## begin SUPPLIED DATA
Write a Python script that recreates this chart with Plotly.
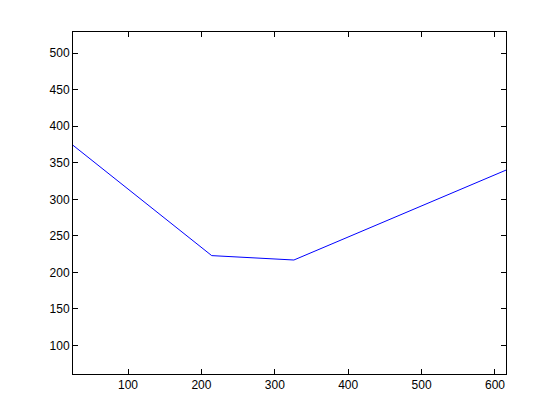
import plotly.graph_objects as go

x_vals = [25, 214, 326, 615]
y_vals = [374, 223, 217, 340]
x_ticks = [100, 200, 300, 400, 500, 600]
y_ticks = [100, 150, 200, 250, 300, 350, 400, 450, 500]

fig = go.Figure()
fig.add_trace(go.Scatter(x=x_vals, y=y_vals, mode="lines",
                         line=dict(color="rgb(0,0,255)", width=1)))

axis_common = dict(showline=True, linecolor="black", linewidth=1, mirror="ticks",
                   ticks="inside", ticklen=5, tickcolor="black", tickwidth=1,
                   showgrid=False, zeroline=False,
                   tickfont=dict(family="Liberation Sans, Arial, sans-serif", size=12, color="black"))

fig.update_layout(
    width=560, height=420,
    margin=dict(l=65, r=62, t=24, b=54),
    paper_bgcolor="white", plot_bgcolor="white",
    showlegend=False,
    xaxis=dict(range=[25, 615], tickvals=x_ticks, ticktext=[str(v) for v in x_ticks], **axis_common),
    yaxis=dict(range=[61, 529], tickvals=y_ticks, ticktext=[str(v) for v in y_ticks], **axis_common),
)
fig.write_html("out.html")
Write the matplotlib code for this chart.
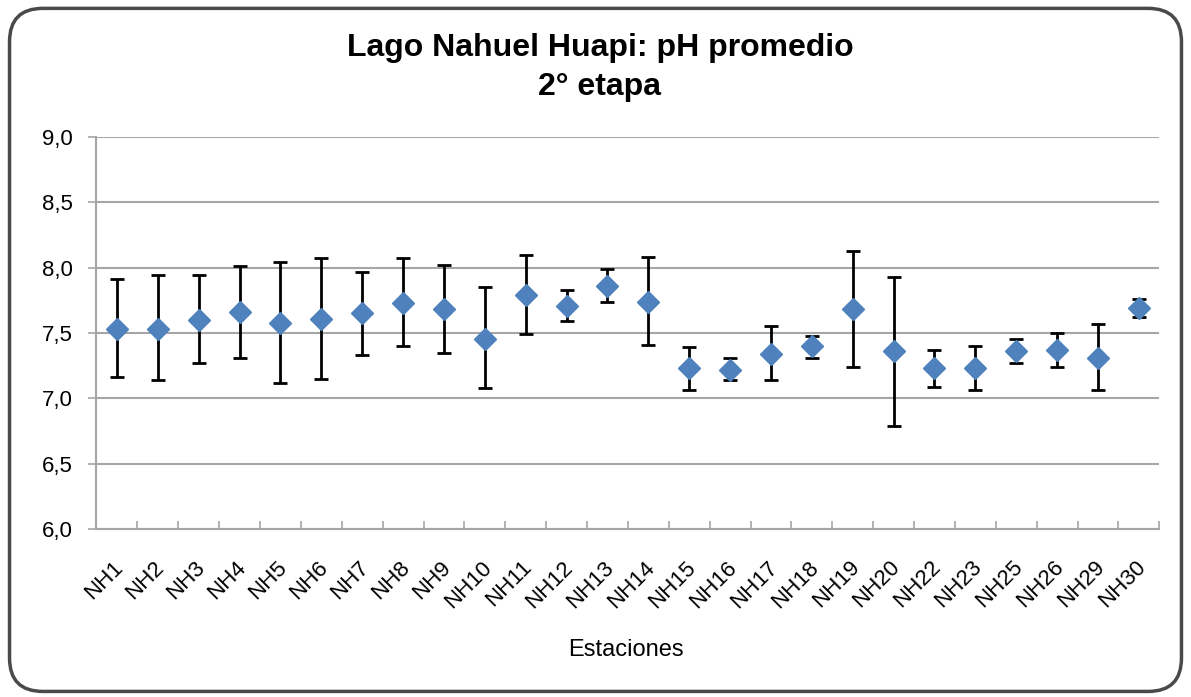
import numpy as np
import matplotlib
matplotlib.use("Agg")
import matplotlib.pyplot as plt
from matplotlib.patches import FancyBboxPatch

plt.rcParams['font.family'] = ['Liberation Sans', 'DejaVu Sans']

# datos
estaciones = ["NH1", "NH2", "NH3", "NH4", "NH5", "NH6", "NH7", "NH8", "NH9", "NH10",
              "NH11", "NH12", "NH13", "NH14", "NH15", "NH16", "NH17", "NH18", "NH19", "NH20",
              "NH22", "NH23", "NH25", "NH26", "NH29", "NH30"]
ph_prom = [7.53, 7.53, 7.60, 7.66, 7.58, 7.61, 7.65, 7.73, 7.68, 7.45,
           7.79, 7.71, 7.86, 7.74, 7.23, 7.22, 7.34, 7.40, 7.68, 7.36,
           7.23, 7.23, 7.36, 7.37, 7.31, 7.69]
ph_min = [7.16, 7.14, 7.27, 7.31, 7.12, 7.15, 7.33, 7.40, 7.35, 7.08,
          7.49, 7.59, 7.74, 7.41, 7.06, 7.14, 7.14, 7.31, 7.24, 6.79,
          7.09, 7.06, 7.27, 7.24, 7.06, 7.62]
ph_max = [7.91, 7.94, 7.94, 8.01, 8.04, 8.07, 7.97, 8.07, 8.02, 7.85,
          8.10, 7.83, 7.99, 8.08, 7.39, 7.31, 7.55, 7.48, 8.13, 7.93,
          7.37, 7.40, 7.45, 7.50, 7.57, 7.76]
y_ticks = [6.0, 6.5, 7.0, 7.5, 8.0, 8.5, 9.0]
y_labels = ["6,0", "6,5", "7,0", "7,5", "8,0", "8,5", "9,0"]

x = np.arange(len(estaciones))
prom = np.array(ph_prom)
err = [prom - np.array(ph_min), np.array(ph_max) - prom]

fig = plt.figure(figsize=(11.91, 6.97), dpi=100)

# marco redondeado estilo excel
marco = FancyBboxPatch((0.008, 0.008), 0.984, 0.980, transform=fig.transFigure,
                       boxstyle="round,pad=0,rounding_size=0.028",
                       facecolor="white", edgecolor="#4a4a4a", linewidth=2.5,
                       mutation_aspect=1191 / 697, zorder=-10)
fig.patches.append(marco)

ax = fig.add_axes([0.081, 0.241, 0.8924, 0.5626])
ax.set_facecolor("none")

ax.errorbar(x, prom, yerr=err, fmt="none", ecolor="black", elinewidth=2.0,
            capsize=4.7, capthick=2.0, zorder=3)
ax.plot(x, prom, linestyle="none", marker="D", markersize=11,
        color="#4F81BD", markeredgecolor="#4F81BD", zorder=4)

ax.set_xlim(-0.5, len(estaciones) - 0.5)
ax.set_ylim(6.0, 9.0)
ax.set_yticks(y_ticks)
ax.set_yticklabels(y_labels, fontsize=16)
ax.grid(axis="y", color="#a6a6a6", linewidth=1.5, zorder=1)
ax.set_axisbelow(True)

# etiquetas un poco corridas a la izquierda como en excel
ax.set_xticks(x - 0.1)
ax.set_xticklabels(estaciones, rotation=45, ha="right", va="top",
                   rotation_mode="anchor", fontsize=16)
ax.tick_params(axis="x", which="major", length=0, pad=20)
ax.set_xticks(np.arange(-0.5, len(estaciones)), minor=True)
ax.tick_params(axis="x", which="minor", direction="in", length=6,
               color="#a6a6a6", width=1.2)
ax.tick_params(axis="y", length=6, color="#a6a6a6", width=1.2, pad=11)

for lado in ["top", "right"]:
    ax.spines[lado].set_visible(False)
for lado in ["left", "bottom"]:
    ax.spines[lado].set_color("#a6a6a6")
    ax.spines[lado].set_linewidth(1.5)

fig.text(600 / 1191, 1 - 48 / 697, "Lago Nahuel Huapi: pH promedio",
         ha="center", va="center", fontsize=23, fontweight="bold")
fig.text(600 / 1191, 1 - 87 / 697, "2° etapa",
         ha="center", va="center", fontsize=23, fontweight="bold")
fig.text(626 / 1191, 1 - 650 / 697, "Estaciones",
         ha="center", va="center", fontsize=17)

fig.savefig("out.png", dpi=100)
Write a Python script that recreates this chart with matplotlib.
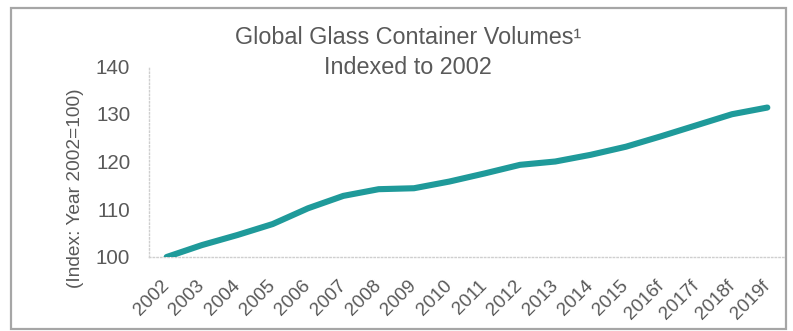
## end SUPPLIED DATA
Each line that contains the string "Python" counts once; say how many there are and nothing else.

2